Kids who have their dads in their lives do significantly better in school, have better social skills and self-esteem, and are more likely to say no to drug use and criminal behavior. When a son or daughter has a dad who says, “I love you, I’m proud of you, and I’m going to stand with you in life and be there for you,” it changes the life of that child forever.
It’s also a dad’s job to prepare and help his children to win in life and not have to learn lessons the hard way. Research indicates that one of the strongest predictors of a child’s performance in education is the involvement of the father. The future success of each new generation is directly affected by the success of fatherhood in the previous generation. The higher priorities and deeper lessons of life are constantly being taught and reinforced by the words and actions of a father. If he is not there, kids will be walking through the most important decisions of life without the person who should be loving and leading them the most.

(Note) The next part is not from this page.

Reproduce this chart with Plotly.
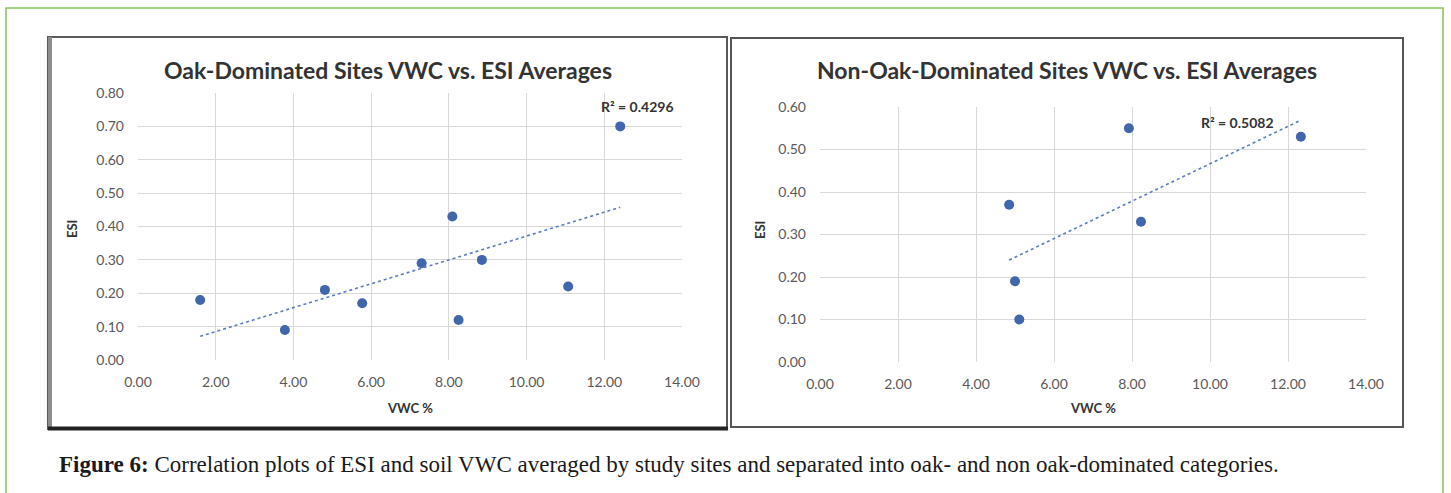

When a little girl looks into the mirror, she needs to hear her father’s voice in her heart reminding her that she is beautiful and loved. As a result, girls with strong dads are much more likely to feel secure – and are much less likely to have eating disorders, identity issues, and become sexually active in their teen years. But millions of teenage girls auction away their priceless virginity every year for a pizza, a movie, and some on-the-spot flattery. Each of them hopes that somehow being held for a few minutes by a porn-addicted teenage boy with raging hormones will fill the dark canyon of love that her disengaged father has left aching inside her heart. And it never does.
“And he will turn
The hearts of the fathers to the children,
And the hearts of the children to their fathers,
Lest I come and strike the earth with a curse.”